Confidence in lawyers’ honesty and in their handling of complaints has fallen for the second year running, although people who have actually bought legal services remain happy with their own lawyer, a survey has found.
Belief among the general public both that their consumer rights will be protected when buying services from lawyers or that a lawyer can be trusted to handle a complaint were both down by 7% compared with findings in 2011, to 46% and 44% respectively.
In the fourth release of data from the Legal Services Consumer Panel’s annual tracker survey – which questioned both a representative sample of 1,762 adults and a slightly smaller group of people who had recently used legal services – it emerged that confidence in the legal profession, and other professionals, had continued to fall.
Consumer confidence in lawyers was a little higher than accountants, but lower than supermarkets despite the survey taking place soon after the horsemeat scandal.

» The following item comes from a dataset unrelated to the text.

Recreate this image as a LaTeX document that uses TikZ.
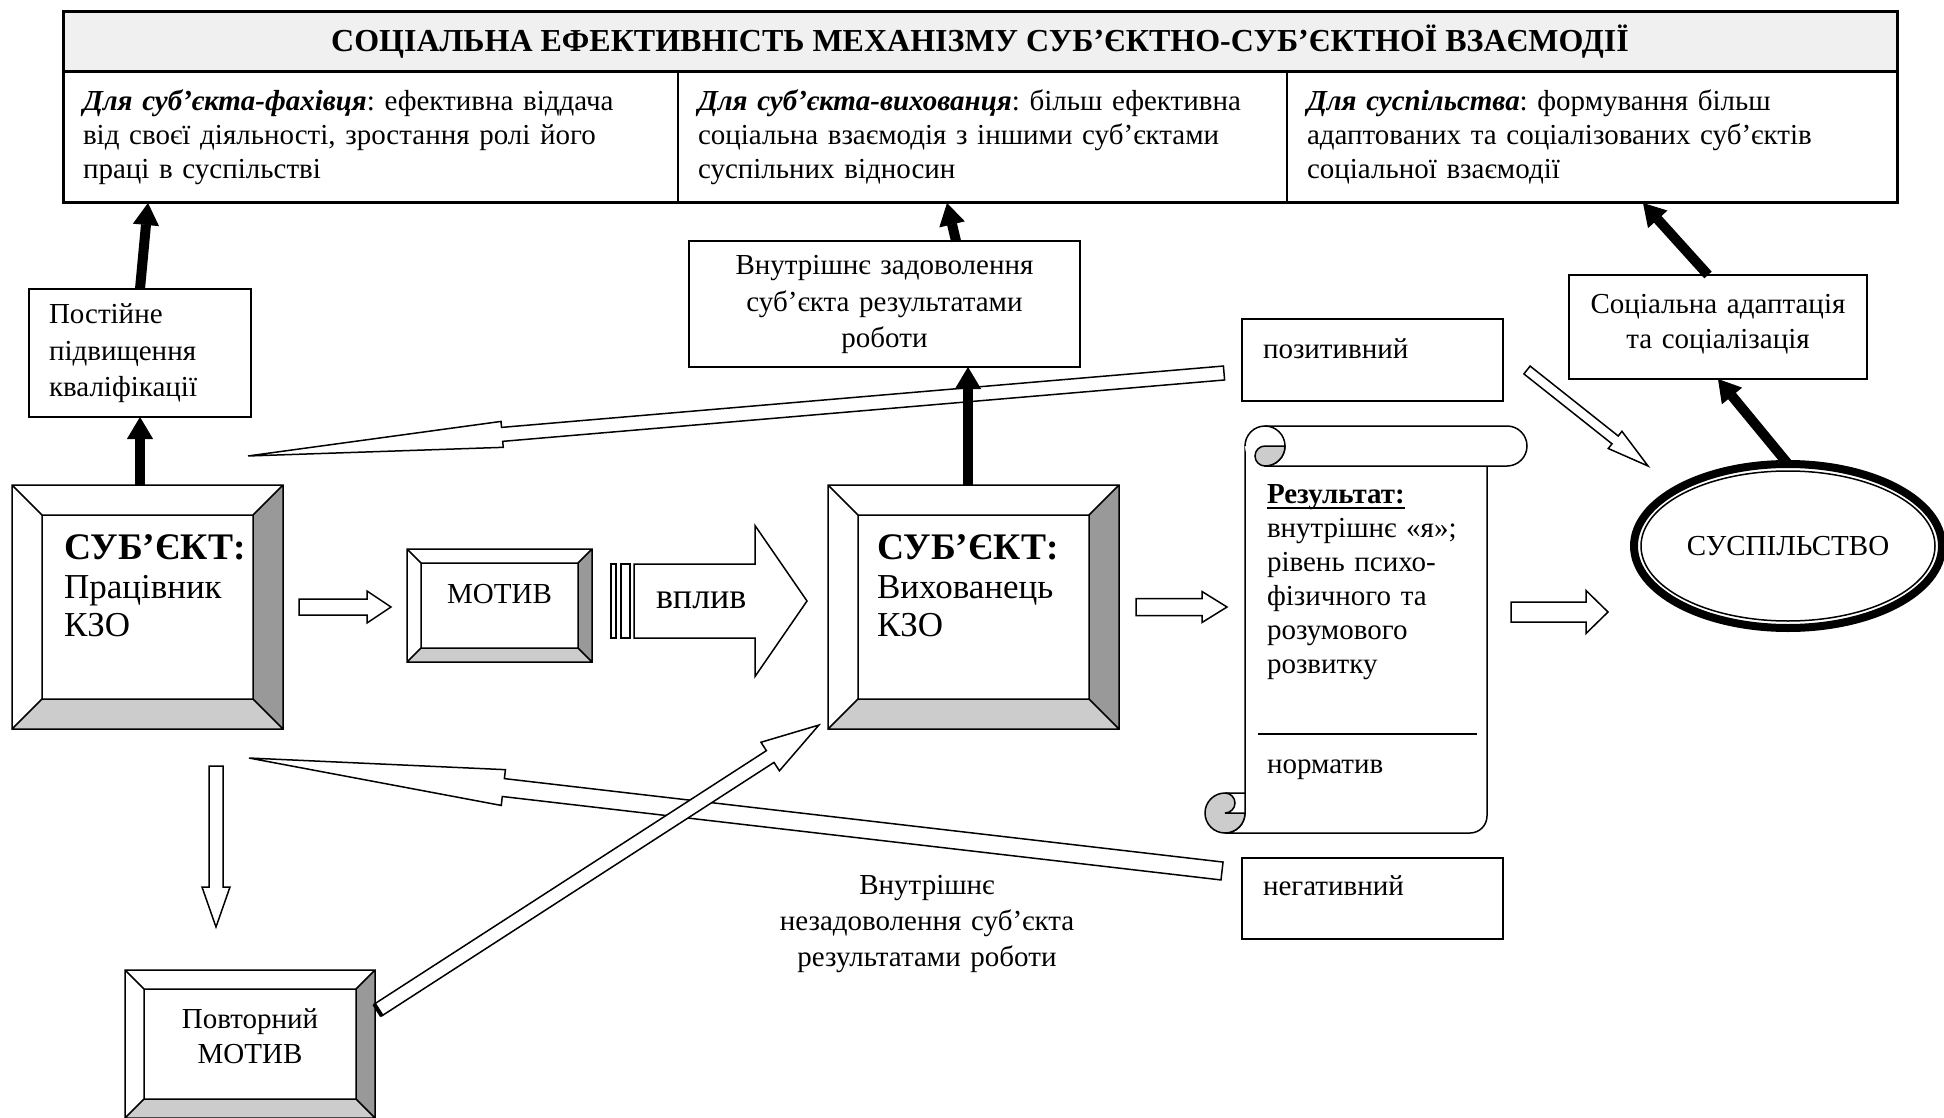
\documentclass[tikz,border=0pt]{standalone}
\usepackage{fontspec}
\setmainfont{Liberation Serif}
\usetikzlibrary{positioning}
\usetikzlibrary{shapes.geometric}
\usetikzlibrary{arrows.meta}
\usetikzlibrary{calc}
\definecolor{bevdark}{gray}{0.6}
\definecolor{bevlight}{gray}{0.8}
\definecolor{titlegray}{gray}{0.94}
\frenchspacing

\newcommand{\bodyfont}{\fontsize{29}{34}\selectfont}
\newcommand{\subjfont}{\fontsize{35}{38.5}\selectfont}
\newcommand{\subjhead}[1]{{\fontsize{37.5}{38.5}\selectfont\bfseries #1}}
\newcommand{\ulined}[1]{\setbox0\hbox{#1}\rlap{\rule[-6pt]{\wd0}{1.8pt}}\box0}

% bevelled frame round an empty node
\newcommand{\bevelbox}[2]{%
  \coordinate (#1-nw) at ($(#1.north west)+(#2,#2)$);
  \coordinate (#1-ne) at ($(#1.north east)+(-#2,#2)$);
  \coordinate (#1-sw) at ($(#1.south west)+(#2,-#2)$);
  \coordinate (#1-se) at ($(#1.south east)+(-#2,-#2)$);
  \fill[white] (#1.north west) rectangle (#1.south east);
  \fill[bevdark] (#1.north east) -- (#1.south east) -- (#1-se) -- (#1-ne) -- cycle;
  \fill[bevlight] (#1.south west) -- (#1.south east) -- (#1-se) -- (#1-sw) -- cycle;
  \draw (#1.north west) rectangle (#1.south east) (#1-nw) rectangle (#1-se)
    (#1.north west) -- (#1-nw) (#1.north east) -- (#1-ne)
    (#1.south west) -- (#1-sw) (#1.south east) -- (#1-se);
}

% hollow block arrow: {tail}{tip}{shaft}{head}{head length}
\newcommand{\blockarrow}[6][]{%
  \draw[hollow,#1] let \p1=#2, \p2=#3,
      \n1={atan2(\y2-\y1,\x2-\x1)}, \n2={veclen(\x2-\x1,\y2-\y1)} in
    [shift={(\p1)},rotate=\n1]
    (0pt,#4pt) -- ({(\n2-#6)*1pt},#4pt) -- ({(\n2-#6)*1pt},#5pt)
    -- ({\n2*1pt},0pt) -- ({(\n2-#6)*1pt},-#5pt)
    -- ({(\n2-#6)*1pt},-#4pt) -- (0pt,-#4pt) -- cycle;
}

\begin{document}
\begin{tikzpicture}[x=1pt, y=-1pt, line width=1.5pt,
    every node/.style = {outer sep=0pt},
    box/.style = {draw, font=\bodyfont, inner xsep=20pt,
      execute at begin node=\strut, execute at end node=\strut},
    col/.style = {box, minimum height=131pt, text width=#1, align=left},
    plate/.style = {inner sep=0pt},
    txt/.style = {font=\bodyfont, inner sep=0pt, execute at begin node=\strut},
    subj/.style = {txt, font=\subjfont, text width=230pt, align=left},
    hollow/.style = {draw, fill=white, line width=1.5pt, line join=miter},
    heavy/.style = {line width=10pt, -{Triangle[length=22pt,width=26pt,line width=1pt]}}]

\useasboundingbox (0,0) rectangle (1944,1118);

% header
\node[draw, fill=titlegray, minimum width=1834pt, minimum height=60pt,
  font=\bfseries\fontsize{32}{36}\selectfont] (title) at (980,42)
  {СОЦІАЛЬНА ЕФЕКТИВНІСТЬ МЕХАНІЗМУ СУБ’ЄКТНО-СУБ’ЄКТНОЇ ВЗАЄМОДІЇ};
\node[col=575pt] (col1) at (370.5,137.5)
  {{\bfseries\itshape Для суб’єкта-фахівця}: ефективна віддача\\від своєї діяльності, зростання ролі його\\праці в суспільстві};
\node[col=569pt] (col2) at (982.5,137.5)
  {{\bfseries\itshape Для суб’єкта-вихованця}: більш ефективна\\соціальна взаємодія з іншими суб’єктами\\суспільних відносин};
\node[col=570pt] (col3) at (1592,137.5)
  {{\bfseries\itshape Для суспільства}: формування більш\\адаптованих та соціалізованих суб’єктів\\соціальної взаємодії};
\draw[line width=3pt] (title.north west) rectangle (col3.south east);
\draw[line width=3pt] (title.south west) -- (title.south east);

% subjects
\node[plate, minimum width=271pt, minimum height=244pt] (prac) at (147.5,607) {};
\bevelbox{prac}{30}
\node[subj, anchor=north west] (pracT) at ($(prac.north west)+(52,48)$)
  {\subjhead{СУБ’ЄКТ:}\\Працівник\\КЗО};

\node[plate, minimum width=291pt, minimum height=244pt] (vyh) at (973.5,607) {};
\bevelbox{vyh}{30}
\node[subj, anchor=north west] (vyhT) at ($(vyh.north west)+(49,48)$)
  {\subjhead{СУБ’ЄКТ:}\\Вихованець\\КЗО};

% motives
\node[plate, minimum width=185pt, minimum height=113pt] (motiv) at (499.5,605.5) {};
\bevelbox{motiv}{14}
\node[font=\bodyfont, inner sep=0pt, anchor=base] (motivT) at ($(motiv.center)+(0,-2.5)$) {МОТИВ};

\node[plate, minimum width=250pt, minimum height=148pt] (povt) at (250,1044) {};
\bevelbox{povt}{19}
\node[txt, font=\fontsize{29}{35}\selectfont, text width=200pt, align=center, anchor=north] (povtT)
  at ($(povt.north)+(0,33.5)$) {Повторний\\МОТИВ};

% plain boxes
\node[box, text width=182pt, align=left, minimum height=128pt,
  font=\fontsize{29}{36.5}\selectfont] (postij) at (140,353) {Постійне\\підвищення\\кваліфікації};
\node[box, text width=351pt, align=center, minimum height=126pt,
  font=\fontsize{29}{36.5}\selectfont] (vnz) at (884.5,304)
  {Внутрішнє задоволення\\суб’єкта результатами\\роботи};
\node[box, text width=288pt, inner xsep=5pt, align=center, minimum height=104pt,
  font=\fontsize{29}{35}\selectfont, execute at end node={\strut\par\vspace{7pt}}] (soc) at (1718,327)
  {Соціальна адаптація\\та соціалізація};
\node[box, text width=219pt, align=left, inner xsep=21pt, inner ysep=10pt,
  text height=29pt, text depth=33pt] (poz) at (1372.5,360) {позитивний};
\node[box, text width=219pt, align=left, inner xsep=21pt, inner ysep=10pt,
  text height=27pt, text depth=34pt] (neg) at (1372.5,898.5) {негативний};

% result scroll
\node[plate, minimum width=242pt, minimum height=387pt] (res) at (1366,639.5) {};
\begin{scope}[shift={(res.north west)}]
  \filldraw[fill=white] (0,0) -- (0,367) arc[start angle=0, end angle=-90, radius=20pt]
    -- (225,387) arc[start angle=-90, end angle=0, radius=17pt] -- (242,20) -- (20,20) -- (20,0) -- cycle;
  \filldraw[fill=bevlight] (-20,367) circle[radius=20pt];
  \filldraw[fill=white] (-20,347) -- (0,347) -- (0,367) -- (-20,367)
    arc[start angle=-90, end angle=90, radius=10pt] -- cycle;
  \filldraw[fill=white] (20,-20) -- (262,-20) arc[start angle=90, end angle=-90, radius=20pt] -- (20,20);
  \fill[white] (20,0) circle[radius=20pt];
  \draw (0,0) arc[start angle=180, end angle=-90, radius=20pt];
  \filldraw[fill=bevlight] (40,0) arc[start angle=0, end angle=-90, radius=20pt]
    arc[start angle=-90, end angle=-270, radius=10pt] -- cycle;
  \draw (13,288) -- (232,288);
\end{scope}
\node[txt, text width=215pt, align=left, anchor=north west] (resT) at ($(res.north west)+(22,33.2)$)
  {\ulined{\textbf{Результат:}}\\внутрішнє «я»;\\рівень психо-\\фізичного та\\розумового\\розвитку};
\node[font=\bodyfont, inner sep=0pt, anchor=base west] (norm) at ($(res.north west)+(22,327)$) {норматив};

% society
\node[ellipse, draw, line width=8pt, minimum width=308pt, minimum height=164pt,
  font=\bodyfont, inner sep=0pt] (susp) at (1788,546) {СУСПІЛЬСТВО};
\draw (susp.center) ellipse [x radius=147pt, y radius=75pt];

\node[txt, font=\fontsize{29}{36}\selectfont, text width=330pt, align=center, anchor=north] (nezad)
  at (927,868.8) {Внутрішнє\\незадоволення суб’єкта\\результатами роботи};

% hollow arrows
\coordinate (a1) at ($(prac.east)+(16,0)$);
\blockarrow{(a1)}{($(a1 -| motiv.west)+(-16,0)$)}{8}{16}{24}

\coordinate (v0) at ($(motiv.east)+(42,-4.5)$);
\blockarrow{(v0)}{($(v0 -| vyh.west)+(-21,0)$)}{37}{75.5}{52}
\draw[hollow] ($(v0)+(-23,-37)$) rectangle ($(v0)+(-18,37)$);
\draw[hollow] ($(v0)+(-13,-37)$) rectangle ($(v0)+(-4,37)$);
\node[font=\fontsize{36}{40}\selectfont, inner sep=0pt, anchor=base west] (vplyv) at ($(v0)+(22,7)$) {вплив};

\coordinate (b0) at ($(vyh.east)+(17,0)$);
\blockarrow{(b0)}{($(b0 -| res.west)+(-18,0)$)}{8.5}{15.5}{25}

\coordinate (c0) at ($(res.east)+(24,-27.5)$);
\blockarrow{(c0)}{($(c0 -| susp.west)+(-26,0)$)}{10}{21.5}{22}

\blockarrow{($(poz.east)+(24,10)$)}{($(susp.west)+(14,-80)$)}{5}{11}{42}
\blockarrow{($(poz.west)+(-18,13)$)}{($(prac.north east)+(-35,-29)$)}{7}{13}{255}
\blockarrow{($(neg.west)+(-20,-27.5)$)}{($(prac.south east)+(-34,29)$)}{9}{18}{256}
\blockarrow{($(prac.south)+(68.5,37)$)}{($(povt.north)+(-34,-43)$)}{7}{14}{40}

\coordinate (n0) at ($(povt.east)+(3,-34)$);
\coordinate (n1) at ($(vyh.south west)+(-9,-4)$);
\blockarrow{(n0)}{(n1)}{7}{17}{58}
\draw[line width=4pt] let \p1=(n0), \p2=(n1), \n1={atan2(\y2-\y1,\x2-\x1)} in
  [shift={(\p1)},rotate=\n1] (0pt,-7pt) -- (0pt,7pt);

% heavy arrows
\draw[heavy] (postij.south |- prac.north) -- (postij.south);
\draw[heavy] (postij.north) -- ($(col1.south west)+(85,0)$);
\coordinate (w1) at ($(vyh.north)+(-5.5,0)$);
\draw[heavy] (w1) -- (w1 |- vnz.south);
\draw[heavy] ($(vnz.north)+(71.5,0)$) -- ($(col2.south west)+(269,0)$);
\draw[heavy] (susp.north) -- (soc.south);
\draw[heavy] ($(soc.north)+(-10,0)$) -- ($(col3.south west)+(356,0)$);

\end{tikzpicture}
\end{document}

When it came to confidence in complaints handling, lawyers inspired less faith than both of these providers, as well as banks and mobile phone companies. As last year’s results also showed, more than four in ten people still failed to complain even when they were dissatisfied.

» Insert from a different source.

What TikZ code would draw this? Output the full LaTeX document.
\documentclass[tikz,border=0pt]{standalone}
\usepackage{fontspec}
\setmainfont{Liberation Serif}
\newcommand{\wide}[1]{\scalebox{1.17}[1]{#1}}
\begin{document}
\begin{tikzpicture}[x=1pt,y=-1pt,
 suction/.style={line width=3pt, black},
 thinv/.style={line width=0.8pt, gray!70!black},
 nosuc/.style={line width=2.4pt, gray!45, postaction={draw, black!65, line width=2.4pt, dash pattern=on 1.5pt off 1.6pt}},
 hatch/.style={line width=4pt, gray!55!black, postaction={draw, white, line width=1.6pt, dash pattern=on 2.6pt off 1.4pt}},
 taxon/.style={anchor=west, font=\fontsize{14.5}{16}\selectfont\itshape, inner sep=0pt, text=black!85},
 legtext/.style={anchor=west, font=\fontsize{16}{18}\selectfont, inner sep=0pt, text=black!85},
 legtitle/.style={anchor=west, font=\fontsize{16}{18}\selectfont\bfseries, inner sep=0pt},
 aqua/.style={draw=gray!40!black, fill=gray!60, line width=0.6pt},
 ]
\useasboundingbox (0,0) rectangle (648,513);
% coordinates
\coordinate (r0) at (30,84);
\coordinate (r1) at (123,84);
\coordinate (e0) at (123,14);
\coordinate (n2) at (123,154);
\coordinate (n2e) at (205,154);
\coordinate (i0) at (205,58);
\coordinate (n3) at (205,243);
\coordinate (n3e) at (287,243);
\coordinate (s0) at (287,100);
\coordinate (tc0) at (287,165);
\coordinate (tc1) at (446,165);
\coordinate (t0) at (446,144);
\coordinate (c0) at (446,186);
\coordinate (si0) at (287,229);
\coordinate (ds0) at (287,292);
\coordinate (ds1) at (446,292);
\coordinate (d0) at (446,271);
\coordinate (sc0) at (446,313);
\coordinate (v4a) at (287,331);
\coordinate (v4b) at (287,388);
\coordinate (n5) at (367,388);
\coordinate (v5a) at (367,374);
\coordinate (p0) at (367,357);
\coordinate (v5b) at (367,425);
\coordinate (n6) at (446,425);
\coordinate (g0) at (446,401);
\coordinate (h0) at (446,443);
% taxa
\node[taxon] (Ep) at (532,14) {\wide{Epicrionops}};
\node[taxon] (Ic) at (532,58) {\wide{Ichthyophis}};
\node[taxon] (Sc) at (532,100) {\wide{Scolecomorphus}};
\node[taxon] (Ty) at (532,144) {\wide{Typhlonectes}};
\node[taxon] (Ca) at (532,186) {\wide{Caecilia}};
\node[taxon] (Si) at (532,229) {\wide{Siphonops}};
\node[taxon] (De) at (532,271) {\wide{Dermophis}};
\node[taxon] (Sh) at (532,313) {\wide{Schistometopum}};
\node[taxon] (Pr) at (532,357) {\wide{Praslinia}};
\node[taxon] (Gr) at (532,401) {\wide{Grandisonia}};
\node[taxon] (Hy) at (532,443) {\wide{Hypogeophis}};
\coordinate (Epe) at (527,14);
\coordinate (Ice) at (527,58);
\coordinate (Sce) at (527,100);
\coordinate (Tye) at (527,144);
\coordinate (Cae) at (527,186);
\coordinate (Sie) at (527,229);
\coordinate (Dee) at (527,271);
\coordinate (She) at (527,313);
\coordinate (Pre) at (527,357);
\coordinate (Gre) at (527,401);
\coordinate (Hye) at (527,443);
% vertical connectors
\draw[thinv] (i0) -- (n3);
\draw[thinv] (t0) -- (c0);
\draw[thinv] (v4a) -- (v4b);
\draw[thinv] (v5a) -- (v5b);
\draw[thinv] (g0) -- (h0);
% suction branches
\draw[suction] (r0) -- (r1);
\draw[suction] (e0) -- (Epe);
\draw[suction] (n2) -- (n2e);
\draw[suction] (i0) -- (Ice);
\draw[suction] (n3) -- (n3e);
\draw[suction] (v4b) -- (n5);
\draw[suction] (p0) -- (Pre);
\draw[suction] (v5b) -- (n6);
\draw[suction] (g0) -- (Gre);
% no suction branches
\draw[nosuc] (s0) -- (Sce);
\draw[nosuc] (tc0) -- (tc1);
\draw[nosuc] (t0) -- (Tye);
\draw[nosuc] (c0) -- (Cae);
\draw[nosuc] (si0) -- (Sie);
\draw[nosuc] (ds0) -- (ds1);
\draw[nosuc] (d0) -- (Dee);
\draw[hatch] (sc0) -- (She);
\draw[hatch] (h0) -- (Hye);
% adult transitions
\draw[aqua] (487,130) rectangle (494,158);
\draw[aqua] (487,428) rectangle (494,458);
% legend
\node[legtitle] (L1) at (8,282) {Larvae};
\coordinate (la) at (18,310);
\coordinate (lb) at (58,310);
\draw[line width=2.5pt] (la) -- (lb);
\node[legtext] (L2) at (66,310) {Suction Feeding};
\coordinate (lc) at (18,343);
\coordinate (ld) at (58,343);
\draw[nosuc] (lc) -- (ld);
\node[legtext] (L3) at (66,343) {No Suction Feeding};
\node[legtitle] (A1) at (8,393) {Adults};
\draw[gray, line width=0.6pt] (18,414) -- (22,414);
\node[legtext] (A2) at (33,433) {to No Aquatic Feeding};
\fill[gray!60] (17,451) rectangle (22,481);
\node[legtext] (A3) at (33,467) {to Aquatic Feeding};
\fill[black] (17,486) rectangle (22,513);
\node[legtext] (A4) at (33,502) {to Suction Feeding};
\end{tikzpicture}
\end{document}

For the third year in a row, a high proportion of people felt much warmer towards their lawyer than about the legal profession as a whole. Almost four out of five people (78%) voiced satisfaction with their own lawyer.
Lawyers may take some pleasure in knowing they rank third overall in the general trust-in-professions stakes, despite trust having fallen for the second year to just over 40%. People surveyed found lawyers less trustworthy than doctors and teachers, but more so than accountants, shop assistants, bankers, and car mechanics. Only estate agents had the trust of fewer than one in ten of those surveyed.
Women were slightly more likely to trust lawyers, although this belief fell from 47% to 43% over the past year. People aged below 35 were significantly less likely to reveal faith in lawyers – 37% compared to 48% among the over 55s.
Elisabeth Davies, the consumer panel’s chair, said government plans to stimulate the economy through consumer spending would be harmed by falling trust, adding: “The consistent message in our recent work – and which will underpin our response to the Ministry of Justice review – is the need to maintain a strong safety net to protect consumers alongside market liberalisation reforms.
“Consumers need assurance that quality standards will be upheld, that regulators are active and on their side, and that whatever their legal need, they can complain to an independent body if things go wrong.”